▸ What the task asks: Word for word, transcribe the lines below and drop the pictures.

▸ Information provided:
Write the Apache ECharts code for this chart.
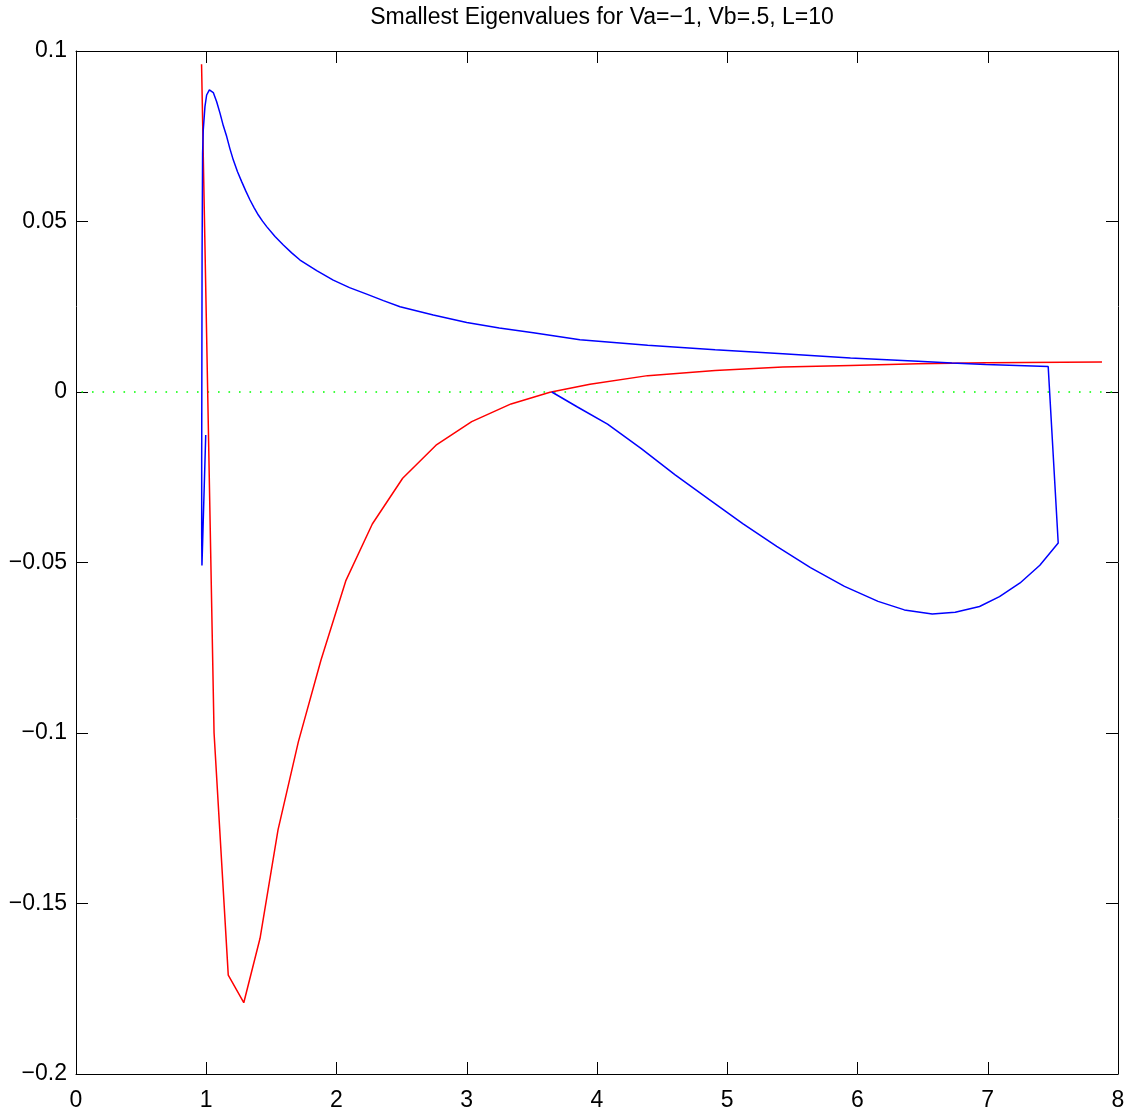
<!DOCTYPE html>
<html>
<head>
<meta charset="utf-8">
<script src="https://cdn.jsdelivr.net/npm/echarts@6/dist/echarts.min.js"></script>
<style>
html,body{margin:0;padding:0;background:#fff;}
#chart{width:1131px;height:1114px;}
</style>
</head>
<body>
<div id="chart"></div>
<script>
const titleText = 'Smallest Eigenvalues for Va=\u22121, Vb=.5, L=10';

const xTicks = [0, 1, 2, 3, 4, 5, 6, 7, 8];
const yTicks = [-0.2, -0.15, -0.1, -0.05, 0, 0.05, 0.1];

const redX = [0.964, 1.060, 1.169, 1.288, 1.413, 1.551, 1.707, 1.881, 2.071, 2.275, 2.508, 2.764, 3.038, 3.340, 3.639, 3.946, 4.389, 4.907, 5.427, 5.946, 6.465, 6.984, 7.877];
const redY = [0.0961, -0.1000, -0.1710, -0.1791, -0.1602, -0.1284, -0.1026, -0.0786, -0.0554, -0.0387, -0.0253, -0.0156, -0.0087, -0.0035, -0.0001, 0.0023, 0.0048, 0.0063, 0.0073, 0.0078, 0.0083, 0.0086, 0.0088];

const blueX = [0.996, 0.967, 0.965, 0.965, 0.966, 0.968, 0.972, 0.977, 0.990, 1.003, 1.024, 1.054, 1.080, 1.106, 1.130, 1.157, 1.182, 1.208, 1.240, 1.272, 1.304, 1.336, 1.368, 1.400, 1.432, 1.464, 1.528, 1.592, 1.656, 1.720, 1.848, 1.975, 2.100, 2.232, 2.360, 2.488, 2.743, 3.000, 3.250, 3.511, 3.869, 4.389, 4.907, 5.427, 5.946, 6.465, 6.725, 6.984, 7.464, 7.541, 7.400, 7.248, 7.090, 6.937, 6.750, 6.574, 6.360, 6.158, 5.900, 5.639, 5.380, 5.119, 4.860, 4.600, 4.340, 4.081, 3.850, 3.653];
const blueY = [-0.0126, -0.0509, -0.0420, -0.0200, 0.0000, 0.0400, 0.0700, 0.0768, 0.0837, 0.0871, 0.0886, 0.0878, 0.0851, 0.0817, 0.0782, 0.0749, 0.0713, 0.0680, 0.0646, 0.0617, 0.0589, 0.0563, 0.0540, 0.0519, 0.0501, 0.0485, 0.0456, 0.0431, 0.0408, 0.0387, 0.0356, 0.0328, 0.0306, 0.0287, 0.0268, 0.0250, 0.0226, 0.0204, 0.0188, 0.0174, 0.0153, 0.0137, 0.0124, 0.0112, 0.0100, 0.0090, 0.0085, 0.0081, 0.0075, -0.0443, -0.0508, -0.0560, -0.0600, -0.0629, -0.0646, -0.0651, -0.0639, -0.0614, -0.0570, -0.0515, -0.0453, -0.0386, -0.0315, -0.0243, -0.0166, -0.0094, -0.0044, 0.0000];

const zeroX = [0, 8];
const zeroY = [0, 0];

const zip = (xs, ys) => xs.map((x, i) => [x, ys[i]]);

const FONT = '"Liberation Sans", Arial, Helvetica, sans-serif';
const FS = 23;

function fmtY(v) {
  const r = Math.round(v * 1000) / 1000;
  return r < 0 ? '\u2212' + String(-r) : String(r);
}

const axisCommon = {
  type: 'value',
  axisLine: { show: true, onZero: false, lineStyle: { color: '#000', width: 1 } },
  axisTick: { show: true, inside: true, length: 12, lineStyle: { color: '#000', width: 1 } },
  splitLine: { show: false }
};

const chart = echarts.init(document.getElementById('chart'), null, { renderer: 'canvas' });
chart.setOption({
  animation: false,
  backgroundColor: '#fff',
  title: {
    text: titleText,
    left: 597,
    top: 1,
    textAlign: 'center',
    textStyle: { fontFamily: FONT, fontSize: FS, fontWeight: 'normal', color: '#000' }
  },
  grid: { left: 76, right: 13, top: 51, bottom: 40, containLabel: false, outerBoundsMode: 'none' },
  xAxis: [
    Object.assign({}, axisCommon, {
      position: 'bottom', min: xTicks[0], max: xTicks[xTicks.length - 1], interval: 1,
      axisLabel: { show: true, margin: 15, color: '#000', fontFamily: FONT, fontSize: FS,
        formatter: v => String(v) }
    }),
    Object.assign({}, axisCommon, {
      position: 'top', min: xTicks[0], max: xTicks[xTicks.length - 1], interval: 1,
      axisLabel: { show: false }
    })
  ],
  yAxis: [
    Object.assign({}, axisCommon, {
      position: 'left', min: yTicks[0], max: yTicks[yTicks.length - 1], interval: 0.05,
      axisLabel: { show: true, margin: 9, color: '#000', fontFamily: FONT, fontSize: FS,
        formatter: fmtY }
    }),
    Object.assign({}, axisCommon, {
      position: 'right', min: yTicks[0], max: yTicks[yTicks.length - 1], interval: 0.05,
      axisLabel: { show: false }
    })
  ],
  series: [
    {
      type: 'line', xAxisIndex: 0, yAxisIndex: 0,
      data: zip(zeroX, zeroY), showSymbol: false, silent: true,
      lineStyle: { color: '#00ff00', width: 1.6, type: [1.6, 8.9], dashOffset: 5 }
    },
    {
      type: 'line', xAxisIndex: 0, yAxisIndex: 0,
      data: zip(redX, redY), showSymbol: false, smooth: false,
      lineStyle: { color: '#ff0000', width: 1.5 }
    },
    {
      type: 'line', xAxisIndex: 0, yAxisIndex: 0,
      data: zip(blueX, blueY), showSymbol: false, smooth: false,
      lineStyle: { color: '#0000ff', width: 1.5 }
    }
  ]
});
</script>
</body>
</html>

▸ In response:
Write the Apache ECharts code for this chart.
<!DOCTYPE html>
<html>
<head>
<meta charset="utf-8">
<script src="https://cdn.jsdelivr.net/npm/echarts@6/dist/echarts.min.js"></script>
<style>
html,body{margin:0;padding:0;background:#fff;}
#chart{width:1131px;height:1114px;}
</style>
</head>
<body>
<div id="chart"></div>
<script>
const titleText = 'Smallest Eigenvalues for Va=\u22121, Vb=.5, L=10';

const xTicks = [0, 1, 2, 3, 4, 5, 6, 7, 8];
const yTicks = [-0.2, -0.15, -0.1, -0.05, 0, 0.05, 0.1];

const redX = [0.964, 1.060, 1.169, 1.288, 1.413, 1.551, 1.707, 1.881, 2.071, 2.275, 2.508, 2.764, 3.038, 3.340, 3.639, 3.946, 4.389, 4.907, 5.427, 5.946, 6.465, 6.984, 7.877];
const redY = [0.0961, -0.1000, -0.1710, -0.1791, -0.1602, -0.1284, -0.1026, -0.0786, -0.0554, -0.0387, -0.0253, -0.0156, -0.0087, -0.0035, -0.0001, 0.0023, 0.0048, 0.0063, 0.0073, 0.0078, 0.0083, 0.0086, 0.0088];

const blueX = [0.996, 0.967, 0.965, 0.965, 0.966, 0.968, 0.972, 0.977, 0.990, 1.003, 1.024, 1.054, 1.080, 1.106, 1.130, 1.157, 1.182, 1.208, 1.240, 1.272, 1.304, 1.336, 1.368, 1.400, 1.432, 1.464, 1.528, 1.592, 1.656, 1.720, 1.848, 1.975, 2.100, 2.232, 2.360, 2.488, 2.743, 3.000, 3.250, 3.511, 3.869, 4.389, 4.907, 5.427, 5.946, 6.465, 6.725, 6.984, 7.464, 7.541, 7.400, 7.248, 7.090, 6.937, 6.750, 6.574, 6.360, 6.158, 5.900, 5.639, 5.380, 5.119, 4.860, 4.600, 4.340, 4.081, 3.850, 3.653];
const blueY = [-0.0126, -0.0509, -0.0420, -0.0200, 0.0000, 0.0400, 0.0700, 0.0768, 0.0837, 0.0871, 0.0886, 0.0878, 0.0851, 0.0817, 0.0782, 0.0749, 0.0713, 0.0680, 0.0646, 0.0617, 0.0589, 0.0563, 0.0540, 0.0519, 0.0501, 0.0485, 0.0456, 0.0431, 0.0408, 0.0387, 0.0356, 0.0328, 0.0306, 0.0287, 0.0268, 0.0250, 0.0226, 0.0204, 0.0188, 0.0174, 0.0153, 0.0137, 0.0124, 0.0112, 0.0100, 0.0090, 0.0085, 0.0081, 0.0075, -0.0443, -0.0508, -0.0560, -0.0600, -0.0629, -0.0646, -0.0651, -0.0639, -0.0614, -0.0570, -0.0515, -0.0453, -0.0386, -0.0315, -0.0243, -0.0166, -0.0094, -0.0044, 0.0000];

const zeroX = [0, 8];
const zeroY = [0, 0];

const zip = (xs, ys) => xs.map((x, i) => [x, ys[i]]);

const FONT = '"Liberation Sans", Arial, Helvetica, sans-serif';
const FS = 23;

function fmtY(v) {
  const r = Math.round(v * 1000) / 1000;
  return r < 0 ? '\u2212' + String(-r) : String(r);
}

const axisCommon = {
  type: 'value',
  axisLine: { show: true, onZero: false, lineStyle: { color: '#000', width: 1 } },
  axisTick: { show: true, inside: true, length: 12, lineStyle: { color: '#000', width: 1 } },
  splitLine: { show: false }
};

const chart = echarts.init(document.getElementById('chart'), null, { renderer: 'canvas' });
chart.setOption({
  animation: false,
  backgroundColor: '#fff',
  title: {
    text: titleText,
    left: 597,
    top: 1,
    textAlign: 'center',
    textStyle: { fontFamily: FONT, fontSize: FS, fontWeight: 'normal', color: '#000' }
  },
  grid: { left: 76, right: 13, top: 51, bottom: 40, containLabel: false, outerBoundsMode: 'none' },
  xAxis: [
    Object.assign({}, axisCommon, {
      position: 'bottom', min: xTicks[0], max: xTicks[xTicks.length - 1], interval: 1,
      axisLabel: { show: true, margin: 15, color: '#000', fontFamily: FONT, fontSize: FS,
        formatter: v => String(v) }
    }),
    Object.assign({}, axisCommon, {
      position: 'top', min: xTicks[0], max: xTicks[xTicks.length - 1], interval: 1,
      axisLabel: { show: false }
    })
  ],
  yAxis: [
    Object.assign({}, axisCommon, {
      position: 'left', min: yTicks[0], max: yTicks[yTicks.length - 1], interval: 0.05,
      axisLabel: { show: true, margin: 9, color: '#000', fontFamily: FONT, fontSize: FS,
        formatter: fmtY }
    }),
    Object.assign({}, axisCommon, {
      position: 'right', min: yTicks[0], max: yTicks[yTicks.length - 1], interval: 0.05,
      axisLabel: { show: false }
    })
  ],
  series: [
    {
      type: 'line', xAxisIndex: 0, yAxisIndex: 0,
      data: zip(zeroX, zeroY), showSymbol: false, silent: true,
      lineStyle: { color: '#00ff00', width: 1.6, type: [1.6, 8.9], dashOffset: 5 }
    },
    {
      type: 'line', xAxisIndex: 0, yAxisIndex: 0,
      data: zip(redX, redY), showSymbol: false, smooth: false,
      lineStyle: { color: '#ff0000', width: 1.5 }
    },
    {
      type: 'line', xAxisIndex: 0, yAxisIndex: 0,
      data: zip(blueX, blueY), showSymbol: false, smooth: false,
      lineStyle: { color: '#0000ff', width: 1.5 }
    }
  ]
});
</script>
</body>
</html>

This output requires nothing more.